Karl Artur Leonid Kubbel (Леонид Иванович Куббель; 1891 or 1892 – 1942) was a Russian composer of chess endgame studies and problems.

== Life ==
Kubbel was born in Saint Petersburg at the end of 1891, or beginning of 1892 and died in the same city (then called Leningrad) on 18 April 1942. He was christened Karl Artur Leonid, but dropped the first two names around the time of the 1917 Russian Revolution.

He composed more than 1500 endgame studies and chess problems, many of which were awarded first prize for their great beauty and original conception. He was also a fairly strong over the board player finishing 5th in Leningrad championships on 2 occasions (1929, 1930). He is generally considered one of the greatest of all endgame composers. He was a chemical engineer by profession.

Leonid's brothers, Arvid and Evgeny, were also chess players. Arvid Kubbel was a strong over-the-board master, having played in the first four USSR chess championships, while Evgeny was himself an endgame composer.
Both Leonid and Evgeny Kubbel died of starvation in 1942 during the Nazi siege of Leningrad, while Arvid was executed by the NKVD in 1938.

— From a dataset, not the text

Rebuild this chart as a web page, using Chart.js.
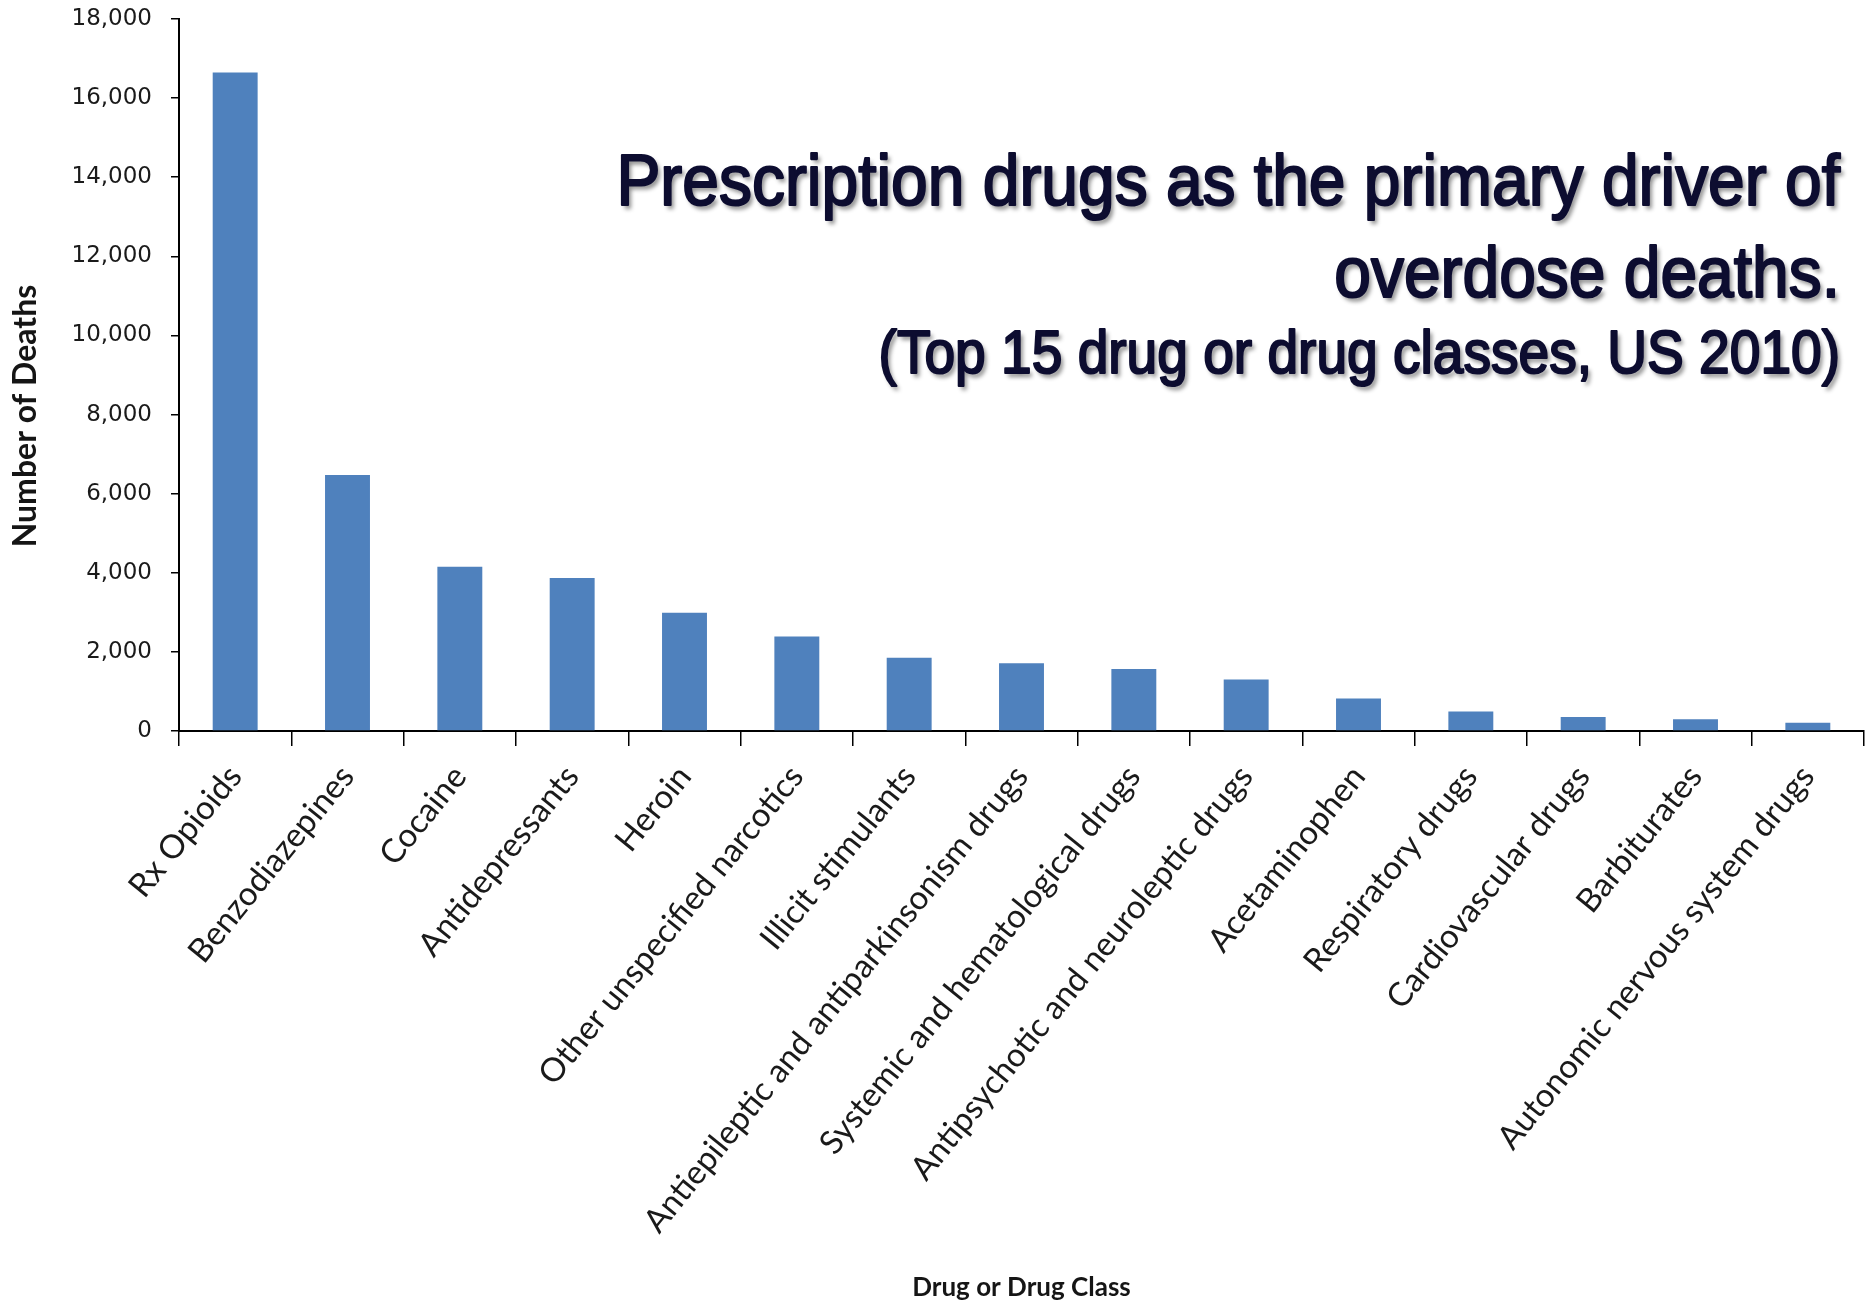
<!DOCTYPE html>
<html>
<head>
<meta charset="utf-8">
<script src="https://cdn.jsdelivr.net/npm/chart.js@4.4.1/dist/chart.umd.min.js"></script>
<style>
  html, body { margin: 0; padding: 0; background: #fff; }
  canvas { display: block; }
</style>
</head>
<body>
<canvas id="deathsChart" width="1868" height="1306"></canvas>
<script>
// Top 15 drug or drug classes, US 2010
const categories = [
  'Rx Opioids', 'Benzodiazepines', 'Cocaine', 'Antidepressants', 'Heroin',
  'Other unspecified narcotics', 'Illicit stimulants',
  'Antiepileptic and antiparkinsonism drugs', 'Systemic and hematological drugs',
  'Antipsychotic and neuroleptic drugs', 'Acetaminophen', 'Respiratory drugs',
  'Cardiovascular drugs', 'Barbiturates', 'Autonomic nervous system drugs'
];
const deaths = [16650, 6470, 4150, 3870, 2990, 2390, 1850, 1710, 1570, 1300, 820, 490, 355, 295, 210];

const yMin = 0;
const yMax = 18000;
const yStep = 2000;

const titleLines = [
  'Prescription drugs as the primary driver of',
  'overdose deaths.',
  '(Top 15 drug or drug classes, US 2010)'
];
const xTitle = 'Drug or Drug Class';
const yTitle = 'Number of Deaths';

// headline in the top right plus the rotated y title
const textPlugin = {
  id: 'slideText',
  afterDraw(chart) {
    const ctx = chart.ctx;
    const lines = [
      { text: titleLines[0], size: 73, base: 205 },
      { text: titleLines[1], size: 73, base: 297 },
      { text: titleLines[2], size: 61, base: 373 }
    ];
    const right = 1840;
    const squeeze = 0.903;
    ctx.save();
    lines.forEach(l => {
      ctx.save();
      ctx.translate(right, l.base);
      ctx.scale(squeeze, 1);
      ctx.font = `${l.size}px "Liberation Sans", Arial, sans-serif`;
      ctx.textAlign = 'right';
      ctx.textBaseline = 'alphabetic';
      ctx.shadowColor = 'rgba(0,0,0,0.45)';
      ctx.shadowBlur = 4;
      ctx.shadowOffsetX = 3;
      ctx.shadowOffsetY = 4;
      ctx.fillStyle = '#0d0d30';
      ctx.strokeStyle = '#0d0d30';
      ctx.lineWidth = 2.2;
      ctx.lineJoin = 'round';
      ctx.fillText(l.text, 0, 0);
      ctx.shadowColor = 'transparent';
      ctx.strokeText(l.text, 0, 0);
      ctx.restore();
    });

    ctx.translate(26, 416);
    ctx.rotate(-Math.PI / 2);
    ctx.font = 'bold 32px Lato, sans-serif';
    ctx.textAlign = 'center';
    ctx.textBaseline = 'middle';
    ctx.fillStyle = '#151515';
    ctx.fillText(yTitle, 0, 0);
    ctx.restore();
  }
};

const ctx = document.getElementById('deathsChart').getContext('2d');
new Chart(ctx, {
  type: 'bar',
  data: {
    labels: categories,
    datasets: [{
      label: 'Deaths',
      data: deaths,
      backgroundColor: '#4F81BD',
      borderWidth: 0,
      barPercentage: 0.4,
      categoryPercentage: 1.0
    }]
  },
  options: {
    responsive: false,
    animation: false,
    devicePixelRatio: 1,
    layout: { padding: { top: 19, right: 4, left: 0, bottom: 0 } },
    plugins: {
      legend: { display: false },
      tooltip: { enabled: false }
    },
    scales: {
      x: {
        afterFit(scale) {
          scale.height = 575;
          scale.paddingTop = 0;
        },
        grid: {
          offset: true,
          drawOnChartArea: false,
          drawTicks: true,
          tickLength: 15,
          color: '#000',
          lineWidth: 1.5
        },
        border: { display: true, color: '#000', width: 2 },
        ticks: {
          autoSkip: false,
          minRotation: 51,
          maxRotation: 51,
          padding: 12,
          color: '#1a1a1a',
          font: { family: 'Lato, sans-serif', size: 33 }
        },
        title: {
          display: true,
          text: xTitle,
          color: '#151515',
          font: { family: 'Lato, sans-serif', size: 26, weight: 'bold' },
          padding: { top: 0, bottom: 3 }
        }
      },
      y: {
        min: yMin,
        max: yMax,
        afterFit(scale) {
          scale.width = 179;
          scale.paddingTop = 0;
          scale.paddingBottom = 0;
        },
        grid: {
          drawOnChartArea: false,
          drawTicks: true,
          tickLength: 8,
          color: '#000',
          lineWidth: 1.5
        },
        border: { display: true, color: '#000', width: 2 },
        ticks: {
          stepSize: yStep,
          padding: 19,
          color: '#1a1a1a',
          font: { family: '"DejaVu Sans", sans-serif', size: 23 },
          callback: v => v.toLocaleString('en-US')
        }
      }
    }
  },
  plugins: [textPlugin]
});
</script>
</body>
</html>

== A study by Leonid Kubbel ==
This is one of Leonid Kubbel's many masterpieces. The Black a-pawn apparently cannot be stopped from promotion, after which the game would be lost for White; however, a subtle plan avoids defeat and checkmates the black king. Video analysis of this study can be found .

Solution:
- 1. Nc6!! (threatens Nb4+, blocking the a-pawn) Kxc6
- 2. Bf6 Kd5
- 3. d3 a2
- 4. c4+ Kc5(4....dxc3 5.Bxc3 is a simple technical win)
- 5. Kb7! a1=Q (if 5...Kd6 or 5... Kb4 then 6.Bxd4 stopping the pawn)
- 6. Be7 checkmate.

== Works on Leonid Kubbel ==
- 25 ausgewählte Endspielstudien von Leonid Kubbel (German), Jan van Reek, 1996.
- Leonid Kubbel’s Chess Endgame Studies, TG Whitworth, 2004.
- Леонид Куббель (Russian), J. Vladimirowitsch and Y.Fokin, 1984.